Japanese sound artist Haco describes her voice as a ‘mist’, and it’s true, there’s something intangible and barely-there about her new ambient drone album Qoosui.
Haco is the one-time singer of Japanese avant-pop band After Dinner, who released three albums between 1981 and 1989, stitching together Japanese traditional music with free-improv, shoegaze, musique concrete and rudimentary electronica.
Qoosui is her seventh solo album since 1995, and it sheds much of her previous avant-garde playfulness for an album of spectral bliss. It’s wispy, delicate shoegaze, sounding like the bottled vapour off the top of Tim Hecker or Fennesz, with all the churning dread and white noise flushed away. Mileece’s 2003 album of generative minimalism, Formations, is another marker for the LP.

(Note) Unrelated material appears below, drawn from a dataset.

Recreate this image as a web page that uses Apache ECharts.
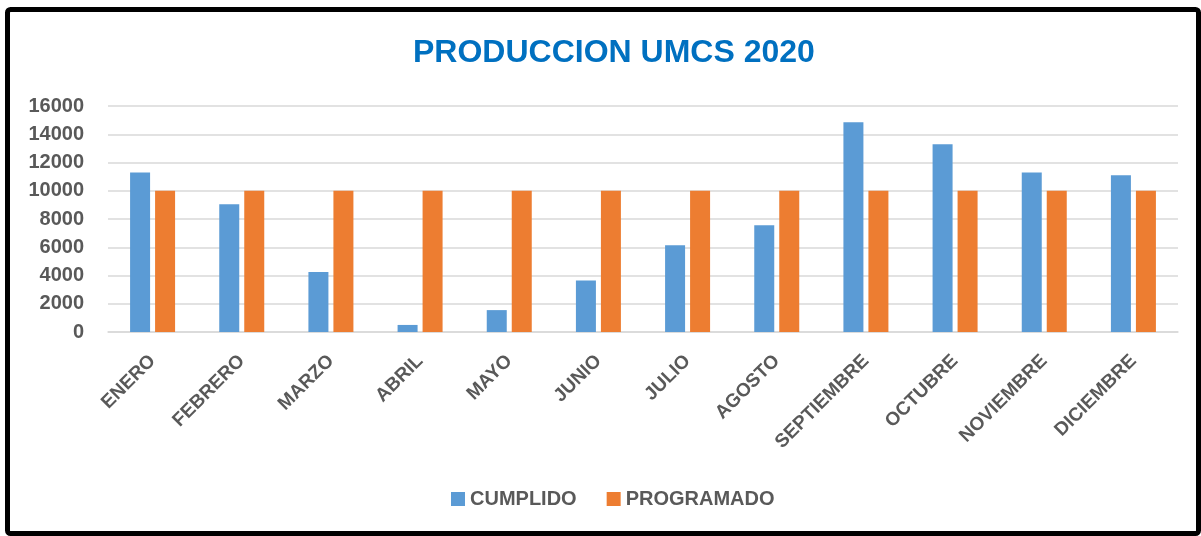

Haco says her lyrics and celestial whispers are “gently superimposed” over sounds that evoke imaginary environments, offering “deep forest, ocean tide, satellite, snowy alley, rippling waves, green grass” as a few nebulous signposts.

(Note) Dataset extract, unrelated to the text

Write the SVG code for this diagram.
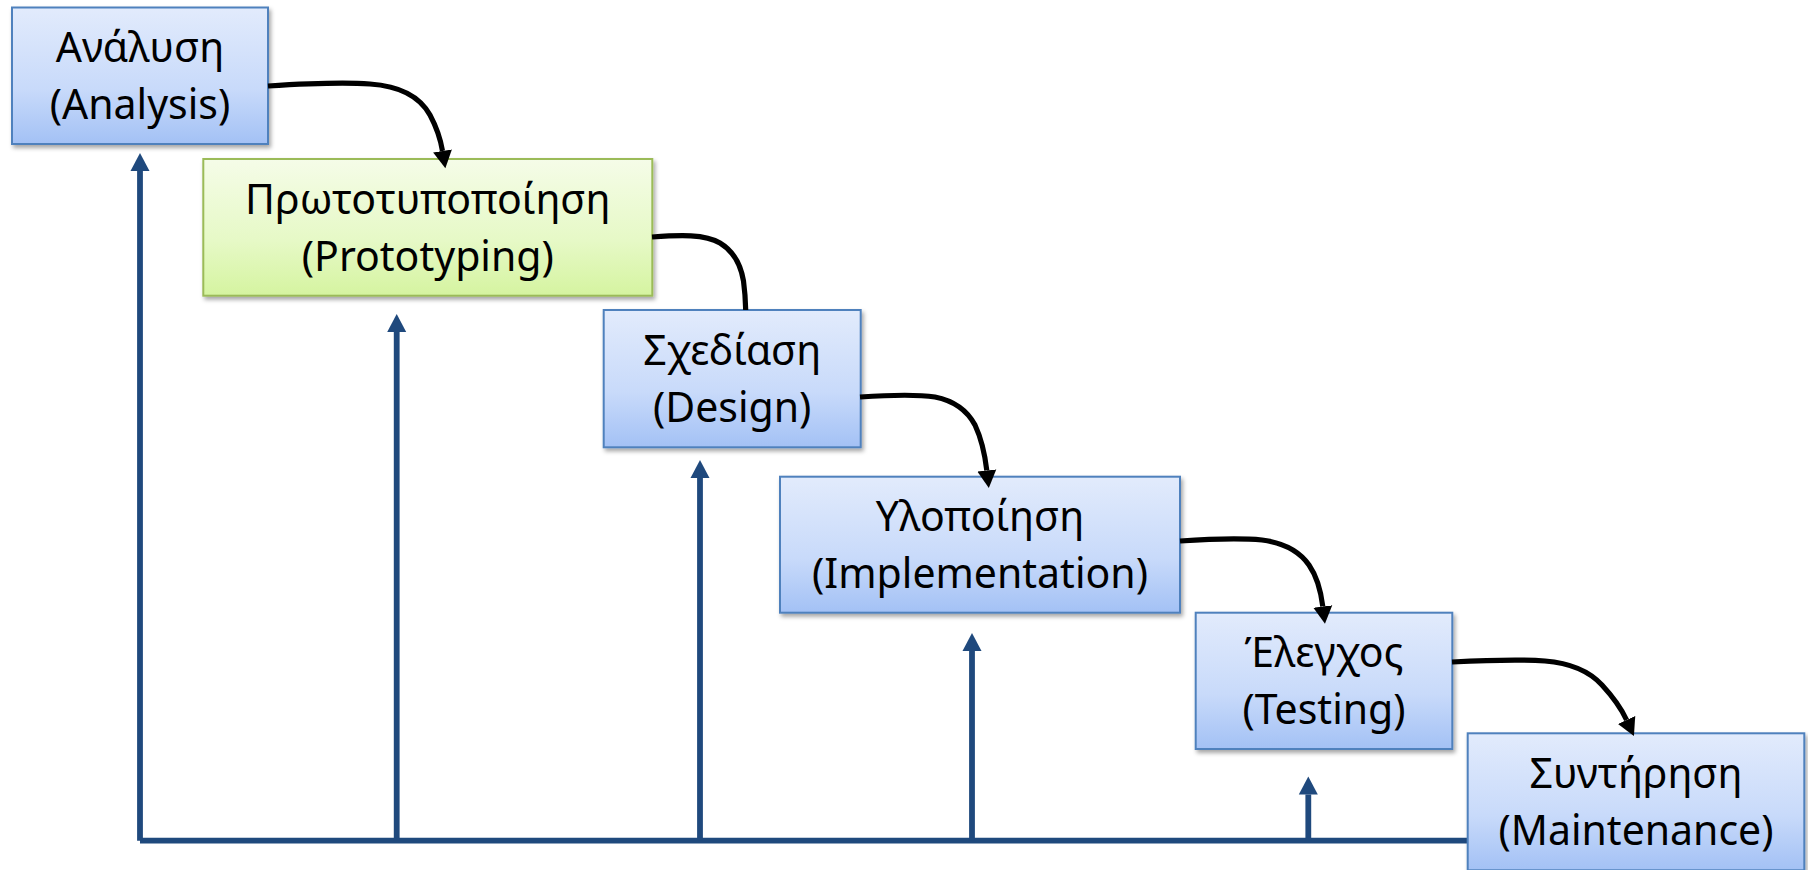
<svg xmlns="http://www.w3.org/2000/svg" width="1808" height="870" viewBox="0 0 1808 870">
  <style>
    .box-blue { fill: url(#gradBlue); stroke: #4F81BD; stroke-width: 2; filter: url(#shadow); }
    .box-green { fill: url(#gradGreen); stroke: #9BBB59; stroke-width: 2; filter: url(#shadow); }
    .label { font-family: "Noto Sans", "Open Sans", "DejaVu Sans", sans-serif; font-size: 41px; fill: #000; text-anchor: middle; }
    .flow { fill: none; stroke: #000; stroke-width: 5.2; marker-end: url(#arrowBlack); }
    .flow-plain { fill: none; stroke: #000; stroke-width: 5.2; }
    .feedback { fill: none; stroke: #1F497D; stroke-width: 5.8; marker-end: url(#arrowBlue); }
    .bus { fill: none; stroke: #1F497D; stroke-width: 5.8; }
  </style>
  <defs>
    <linearGradient id="gradBlue" x1="0" y1="0" x2="0" y2="1">
      <stop offset="0" stop-color="#E2EBFC"/>
      <stop offset="0.6" stop-color="#C8DAFA"/>
      <stop offset="1" stop-color="#A3C1F5"/>
    </linearGradient>
    <linearGradient id="gradGreen" x1="0" y1="0" x2="0" y2="1">
      <stop offset="0" stop-color="#F5FCE8"/>
      <stop offset="0.6" stop-color="#E6F9C6"/>
      <stop offset="1" stop-color="#D5F4A0"/>
    </linearGradient>
    <filter id="shadow" x="-10%" y="-10%" width="125%" height="130%">
      <feDropShadow dx="2" dy="3" stdDeviation="2" flood-color="#000" flood-opacity="0.35"/>
    </filter>
    <marker id="arrowBlack" viewBox="0 -10 19 20" refX="0" refY="0" markerWidth="19" markerHeight="20" markerUnits="userSpaceOnUse" orient="auto">
      <path d="M0,-9.5 L17.5,0 L0,9.5 Z" fill="#000"/>
    </marker>
    <marker id="arrowBlue" viewBox="0 -10 19 20" refX="0" refY="0" markerWidth="19" markerHeight="20" markerUnits="userSpaceOnUse" orient="auto">
      <path d="M0,-9.5 L18,0 L0,9.5 Z" fill="#1F497D"/>
    </marker>
  </defs>

  <!-- feedback bus and return arrows -->
  <g id="feedback">
    <path class="bus" d="M140,840.7 L1467.7,840.7"/>
    <path class="feedback" d="M140,840.7 L140,171"/>
    <path class="feedback" d="M396.7,840.7 L396.7,332"/>
    <path class="feedback" d="M700,840.7 L700,478"/>
    <path class="feedback" d="M972,840.7 L972,651"/>
    <path class="feedback" d="M1308.3,840.7 L1308.3,794.5"/>
  </g>

  <!-- phase nodes -->
  <g id="analysis">
    <rect class="box-blue" x="12" y="7.5" width="256" height="136.5"/>
    <text class="label" x="140" y="62">Ανάλυση</text>
    <text class="label" x="140" y="119">(Analysis)</text>
  </g>
  <g id="prototyping">
    <rect class="box-green" x="203.3" y="159" width="449" height="136.7"/>
    <text class="label" x="427.8" y="213.5">Πρωτοτυποποίηση</text>
    <text class="label" x="427.8" y="270.5">(Prototyping)</text>
  </g>
  <g id="design">
    <rect class="box-blue" x="603.7" y="310" width="257" height="137.3"/>
    <text class="label" x="732.2" y="365">Σχεδίαση</text>
    <text class="label" x="732.2" y="422">(Design)</text>
  </g>
  <g id="implementation">
    <rect class="box-blue" x="780" y="476.7" width="400" height="136"/>
    <text class="label" x="980" y="531">Υλοποίηση</text>
    <text class="label" x="980" y="588">(Implementation)</text>
  </g>
  <g id="testing">
    <rect class="box-blue" x="1195.7" y="612.7" width="256.6" height="136.3"/>
    <text class="label" x="1324" y="667">Έλεγχος</text>
    <text class="label" x="1324" y="724">(Testing)</text>
  </g>
  <g id="maintenance">
    <rect class="box-blue" x="1467.7" y="733.3" width="336.6" height="137"/>
    <text class="label" x="1636" y="788">Συντήρηση</text>
    <text class="label" x="1636" y="845">(Maintenance)</text>
  </g>

  <!-- forward flow between phases -->
  <g id="connectors">
    <path class="flow" d="M268,86 C300,84 340,82 370,84 C400,86 420,97 430,115 C438,130 441,142 442.5,151"/>
    <path class="flow-plain" d="M652,237 C680,235 705,234 720,243 C735,252 741,266 743.5,281 C745,292 745.5,300 745.7,310"/>
    <path class="flow" d="M860,397 C890,395 915,394 935,397 C955,401 968,412 975,425 C982,440 985,455 986.8,470.5"/>
    <path class="flow" d="M1180,541 C1210,539 1240,538 1262,540 C1285,543 1300,552 1309,565 C1318,578 1321,592 1322.8,606.5"/>
    <path class="flow" d="M1452,662 C1490,660 1520,659 1545,661 C1570,663 1590,672 1602,685 C1614,698 1622,710 1626.6,720"/>
  </g>
</svg>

The album features collaborations with ambient artists Hidekazu Imashige (Gallery Six) and Jara Tarnovski (Gurun Gurun) and post-rock guitarist Yasutica Horibe (Stabilo). Imashige also provided Japanese lyrics to tracks Seiren and Kusui, which both feature field recordings of trickling streams, as an aural diary entry from a writing trip to the Hiroshima mountains. A faint glug of water is also the backbone of White Letter From Heaven, alongside serene synth pads.
While other tracks avoid explicitly sampling water, The whole album floats above a similar liquid ambience, its seven tracks deftly punctuated by gentle synth pulses and twinkles, lightly touched guitar strings, and very occasional digital glitches.
Final track Shooting Stars in Your Eyes has Haco’s voice easing to the fore, with images of sky, “green grass” and repetitive whispers of “in your arms”, as the album floats off, leaving the faintest of traces.